Evelyn Kreider, 1914-2017
Evelyn Kreider was my grandmother. When she died earlier this month, she was 102 years old. She was a remarkable woman, a devoted listener to WVPE and possibly the most passionate critic, for good and ill, of my work on Michiana Chronicles. She will be missed.
One of the maxims that grandma lived by was that you should always strive to have friends who are older than you and friends who are younger than you. For as long as I knew her, she would spend time visiting the elderly, while also making connections with people half her age. The elderly became a funny concept with her. One day, she told the story of being at the bank when a middle-aged lady came in with a walker. Grandma held the door for her. The woman smiled and said, someday you’ll know what it’s like to be old. Grandma was probably twenty years her senior.
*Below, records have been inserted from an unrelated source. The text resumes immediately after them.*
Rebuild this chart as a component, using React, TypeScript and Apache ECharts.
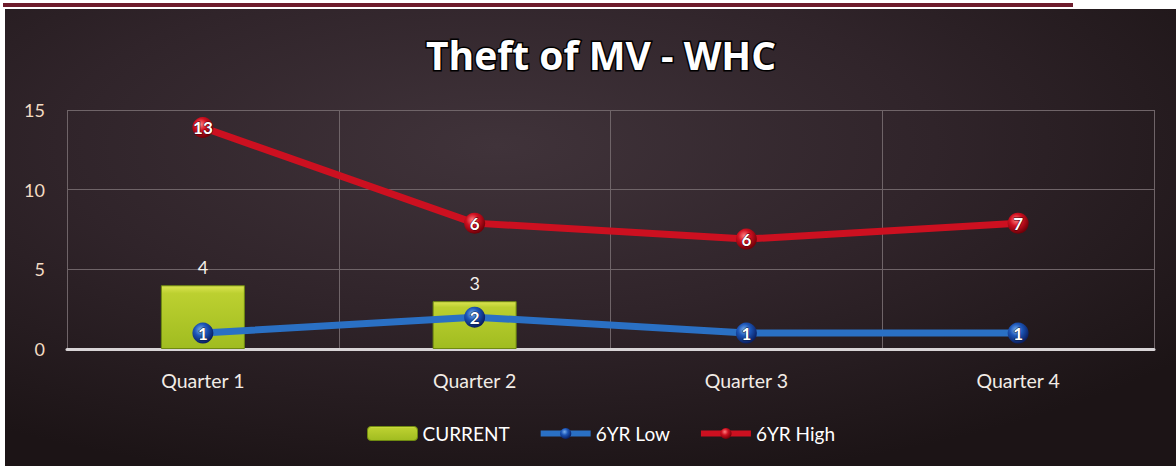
import React, { useEffect, useRef } from "react";
import * as echarts from "echarts";

const categories = ["Quarter 1", "Quarter 2", "Quarter 3", "Quarter 4"];
const currentValues: (number | null)[] = [4, 3, null, null];
const lowValues = [1, 2, 1, 1];
const lowLabels = ["1", "2", "1", "1"];
const highValues = [13.9, 7.9, 6.9, 7.9];
const highLabels = ["13", "6", "6", "7"];
const yTicks = { min: 0, max: 15, interval: 5 };

const FONT = "Lato, 'Open Sans', sans-serif";

export default function App() {
  const ref = useRef<HTMLDivElement>(null);
  useEffect(() => {
    if (!ref.current) return;
    const chart = echarts.init(ref.current, null, { renderer: "svg" });
    const ball = (light: string, mid: string, dark: string) =>
      new echarts.graphic.RadialGradient(0.4, 0.35, 0.65, [
        { offset: 0, color: light },
        { offset: 0.45, color: mid },
        { offset: 1, color: dark },
      ]);
    chart.setOption({
      animation: false,
      backgroundColor: "#ffffff",
      textStyle: { fontFamily: FONT },
      graphic: [
        {
          type: "rect",
          z: -100,
          shape: { x: 3, y: 3, width: 1070, height: 4 },
          style: { fill: "#6e1c2c" },
        },
        {
          type: "rect",
          z: -100,
          shape: { x: 5, y: 9, width: 1171, height: 457 },
          style: {
            fill: new echarts.graphic.RadialGradient(0.42, 0.3, 0.75, [
              { offset: 0, color: "#40333a" },
              { offset: 0.5, color: "#30242a" },
              { offset: 1, color: "#1c1416" },
            ]),
          },
        },
      ],
      title: {
        text: "Theft of MV - WHC",
        left: 596,
        textAlign: "center",
        top: 30,
        textStyle: {
          color: "#ffffff",
          fontSize: 39,
          fontWeight: "bold",
          fontFamily: "'Open Sans', Lato, sans-serif",
          textBorderColor: "#000000",
          textBorderWidth: 3,
        },
      },
      legend: {
        left: 362,
        top: 419,
        itemWidth: 50,
        itemHeight: 14,
        itemGap: 28,
        textStyle: { color: "#ffffff", fontSize: 19, fontFamily: FONT },
        data: [
          { name: "CURRENT", itemStyle: { borderWidth: 1 } },
          { name: "6YR Low", lineStyle: { width: 6 } },
          { name: "6YR High", lineStyle: { width: 6 } },
        ],
      },
      grid: { left: 67, right: 22, top: 110, bottom: 117, containLabel: false },
      xAxis: {
        type: "category",
        data: categories,
        boundaryGap: true,
        axisLine: { lineStyle: { color: "#d8d4d6", width: 3 } },
        axisTick: { show: false },
        axisLabel: { color: "#f2ece6", fontSize: 19.5, margin: 21, fontFamily: FONT },
        splitLine: { show: true, lineStyle: { color: "#6f6468", width: 1 } },
      },
      yAxis: {
        type: "value",
        min: yTicks.min,
        max: yTicks.max,
        interval: yTicks.interval,
        axisLine: { show: false },
        axisTick: { show: false },
        axisLabel: { color: "#f3dcc4", fontSize: 18, margin: 22, fontFamily: FONT },
        splitLine: { lineStyle: { color: "#6f6468", width: 1 } },
      },
      series: [
        {
          name: "CURRENT",
          type: "bar",
          data: currentValues,
          barWidth: 84,
          itemStyle: {
            color: new echarts.graphic.LinearGradient(0, 0, 0, 1, [
              { offset: 0, color: "#dce552" },
              { offset: 0.12, color: "#bcd030" },
              { offset: 1, color: "#a0bc20" },
            ]),
            borderColor: "#6f8a10",
            borderWidth: 1,
          },
          label: {
            show: true,
            position: "top",
            distance: 9,
            color: "#f4f0ec",
            fontSize: 18,
            fontFamily: FONT,
          },
          z: 2,
        },
        {
          name: "6YR Low",
          type: "line",
          data: lowValues,
          symbol: "circle",
          symbolSize: 21,
          lineStyle: { color: "#2a70c4", width: 7 },
          itemStyle: { color: ball("#7ab0f0", "#1c56b8", "#0a1e60") },
          label: {
            show: true,
            position: "inside",
            color: "#ffffff",
            fontSize: 17,
            fontWeight: "bold",
            fontFamily: FONT,
            textBorderColor: "#0a1a40",
            textBorderWidth: 1,
            formatter: (p: any) => lowLabels[p.dataIndex],
          },
          z: 3,
        },
        {
          name: "6YR High",
          type: "line",
          data: highValues,
          symbol: "circle",
          symbolSize: 21,
          lineStyle: { color: "#cc1020", width: 7 },
          itemStyle: { color: ball("#ff8080", "#d01020", "#700008") },
          label: {
            show: true,
            position: "inside",
            color: "#ffffff",
            fontSize: 17,
            fontWeight: "bold",
            fontFamily: FONT,
            textBorderColor: "#400008",
            textBorderWidth: 1,
            formatter: (p: any) => highLabels[p.dataIndex],
          },
          z: 4,
        },
      ],
    });
    return () => chart.dispose();
  }, []);
  return (
    <div
      ref={ref}
      style={{ position: "fixed", left: 0, top: 0, width: 1176, height: 466 }}
    />
  );
}
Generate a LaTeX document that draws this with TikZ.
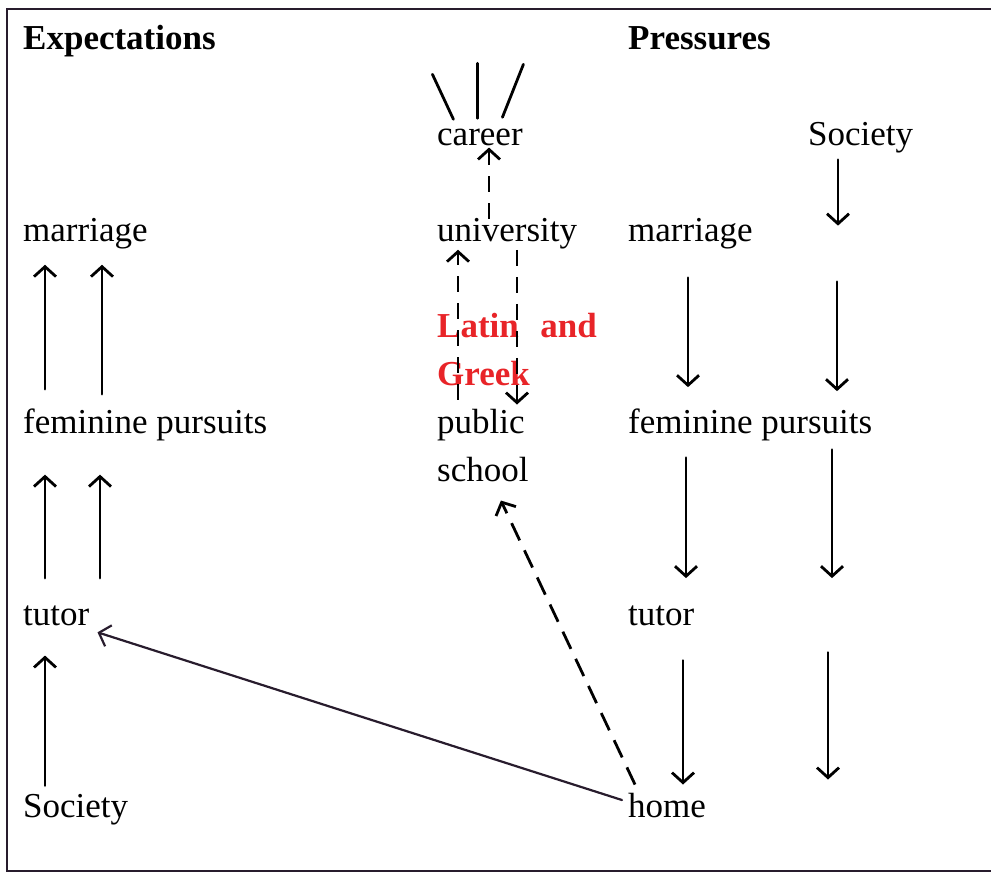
\documentclass[tikz,border=0pt]{standalone}
\usepackage{fontspec}
\setmainfont{Liberation Serif}
\usetikzlibrary{arrows.meta,calc}
\definecolor{inkred}{RGB}{232,36,40}
\definecolor{frameink}{RGB}{40,28,45}
\begin{document}
\begin{tikzpicture}[x=1bp,y=-1bp,
  lbl/.style={anchor=base west, inner sep=0pt, font=\fontsize{35bp}{42bp}\selectfont},
  head/.style={lbl, font=\fontsize{35bp}{42bp}\selectfont\bfseries},
  redlbl/.style={head, text=inkred},
  arr/.style={line width=2.8bp, line cap=round, -{Straight Barb[length=10bp,width=22bp]}},
  arrdash/.style={arr, line cap=butt, dash pattern=on 16bp off 11bp},
  stroke/.style={line width=2.8bp, line cap=round}]
\useasboundingbox (0,0) rectangle (991,873);

% frame, open on the right
\draw[frameink, line width=1.8bp] (991,9) -- (7,9) -- (7,871) -- (991,871);

% headings
\node[head] (hexp) at (23,49) {Expectations};
\node[head] (hpre) at (628,49) {Pressures};

% left column
\node[lbl] (lmar) at (23,241) {marriage};
\node[lbl] (lfem) at (23,433) {feminine pursuits};
\node[lbl] (ltut) at (23,625) {tutor};
\node[lbl] (lsoc) at (23,817) {Society};

% middle column
\node[lbl] (career) at (437,145) {career};
\node[lbl] (univ) at (437,241) {university};
\node[redlbl] (latin) at (437,337) {Latin};
\node[redlbl, anchor=base east] (and) at (597,337) {and};
\node[redlbl] (greek) at (437,385) {Greek};
\node[lbl] (pubs) at (437,433) {public};
\node[lbl] (school) at (437,481) {school};

% right column
\node[lbl] (rsoc) at (808,145) {Society};
\node[lbl] (rmar) at (628,241) {marriage};
\node[lbl] (rfem) at (628,433) {feminine pursuits};
\node[lbl] (rtut) at (628,625) {tutor};
\node[lbl] (home) at (628,817) {home};

% arrow columns
\coordinate (xl1) at (45,0);
\coordinate (xl2) at (102,0);
\coordinate (xl3) at (100,0);
\coordinate (xr1) at (688,0);
\coordinate (xr2) at (686,0);
\coordinate (xr3) at (683,0);
\coordinate (xs0) at (838,0);
\coordinate (xs1) at (837,0);
\coordinate (xs2) at (832,0);
\coordinate (xs3) at (828,0);
\coordinate (xc1) at (489,0);
\coordinate (xc2) at (458,0);
\coordinate (xc3) at (517,0);

% expectations: upward pairs
\draw[arr] ($(lfem.north -| xl1)+(0,-19)$) -- ($(lmar.south -| xl1)+(0,16)$);
\draw[arr] ($(lfem.north -| xl2)+(0,-14)$) -- ($(lmar.south -| xl2)+(0,16)$);
\draw[arr] ($(ltut.north -| xl1)+(0,-27)$) -- ($(lfem.south -| xl1)+(0,34)$);
\draw[arr] ($(ltut.north -| xl3)+(0,-27)$) -- ($(lfem.south -| xl3)+(0,34)$);
\draw[arr] ($(lsoc.north -| xl1)+(0,-8)$) -- ($(ltut.south -| xl1)+(0,30)$);

% pressures: downward pairs
\draw[arr] ($(rsoc.south -| xs0)+(0,7)$) -- ($(rmar.north -| xs0)+(0,8)$);
\draw[arr] ($(rmar.south -| xr1)+(0,29)$) -- ($(rfem.north -| xr1)+(0,-21)$);
\draw[arr] ($(rmar.south -| xs1)+(0,33)$) -- ($(rfem.north -| xs1)+(0,-17)$);
\draw[arr] ($(rfem.south -| xr2)+(0,17)$) -- ($(rtut.north -| xr2)+(0,-27)$);
\draw[arr] ($(rfem.south -| xs2)+(0,9)$) -- ($(rtut.north -| xs2)+(0,-27)$);
\draw[arr] ($(rtut.south -| xr3)+(0,35)$) -- ($(home.north -| xr3)+(0,-8)$);
\draw[arr] ($(rtut.south -| xs3)+(0,27)$) -- ($(home.north -| xs3)+(0,-13)$);

% strokes above career
\draw[stroke] ($(career.north)+(-47.5,-54)$) -- ($(career.north)+(-26.5,-9)$);
\draw[stroke] ($(career.north)+(-2.5,-65)$) -- ($(career.north)+(-2.5,-10)$);
\draw[stroke] ($(career.north)+(43.5,-64)$) -- ($(career.north)+(22.5,-11)$);

% dashed routes through school and university
\draw[arrdash] ($(univ.north -| xc1)+(0,1)$) -- ($(career.south -| xc1)+(0,2)$);
\draw[arrdash] ($(pubs.north -| xc2)+(0,-9)$) -- ($(univ.south -| xc2)+(0,1)$);
\draw[arrdash] ($(univ.south -| xc3)+(0,1)$) -- ($(pubs.north -| xc3)+(0,-4)$);
\draw[arrdash, dash pattern=on 19bp off 11bp] ($(home.north west)+(7,-8)$) -- ($(school.south)+(18,19)$);

% home back to tutor
\draw[arr, frameink, line width=2.2bp] ($(home.west)+(-6,-5)$) -- ($(ltut.east)+(8,17)$);
\end{tikzpicture}
\end{document}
Age didn’t seem to matter with grandma. For instance, as far as I could tell, she was the first reisdent in her retirement community to get an iPad. We had got her going with email with WebTV - if you remember that service - but when the first model of the iPad came out, I suggested making the jump. Even with advancing arthritis, she gamely learned how to tap on icons, purchased a special keyboard, and delighted in using the Tennis App.
Yes, tennis. If there was one thing my grandmother loved almost as much as politics, it was tennis. Occasionally, just to check her blood pressure, I would suggest that Rafael Nadal was a great player. Cheeks flushed, she would retort that while Rafa had a decent enough ground game, she could never support a superstar who picked at his rear end during a match. By contrast, Roger Federer could do no wrong. Roger,with his perfect manners and bright white tennis outfit, was a perfect gentleman. Then there were the Williams sisters. Grandma kept mental track of every game Venus and Serena played. Whenever Serena won a tournament, I would phone grandma to congratulate her. In recent years, that gave us regular chances to catch up.
When grandma moved out of her apartment into nursing care, I inherited one precious item from her kitchen. A mug with the image of Barack Obama’s birth certificate and the slogan “Made in America.” Grandma was a fierce political activist. She volunteered at polling stations, wrote letters to members of congress, subscribed to the New York Times, and not infrequently took her campaigns to the streets. Over the years, I wondered whether she might draw her final breath in a snowstorm, holding a banner in front of the courthouse.
One of my favorite images of grandma is of her at the local gun shop. A friend once challenged her, saying: if you feel so strongly about gun control, why don’t you go meet with someone on the other side of the argument? So, hitching up her modest Mennonite habit, grandma pushed open the door of the gun store and introduced herself to the manager. I wonder what on earth that man thought of this spunky nonogenarian with so many questions - but he was by all accounts kind and courteous. And grandma made a friend. In this era of political division and the building of walls, I love the image of my grandma reaching out across a divide.
Last month, my daughter and I visited grandma in her room at the nursing home. When my daughter said she was moving to the big city next year, Grandma was quite concerned. Is it safe, she wondered.
Grandma, we exclaimed - how can you ask that? In 1939, on the eve of a world war, she was the adventurer who got on a passenger liner in New York and sailed to England to join her future husband. Those two twenty-somethings, Carl and Evelyn, were married that year in London, and then proceeded to take a trip across Europe. Right through Nazi controlled territory. Years later, she told us hair-raising stories of looking out of a hotel window in Vienna to see lines of soldiers marching through the streets. What’s worse, they ran out of money on that trip, and had to write home to the states for emergency funds. Is it safe, Grandma? When did that ever stop you?
Always try and have friends older and younger than you. Take time to help others. Talk to people you don’t agree with. Take risks. Work for peace. Evelyn Kreider’s funeral last week bore witness to her life, and all of us carry a small piece of her legacy with us. Don’t ask “is it safe?” – ask “is it right?”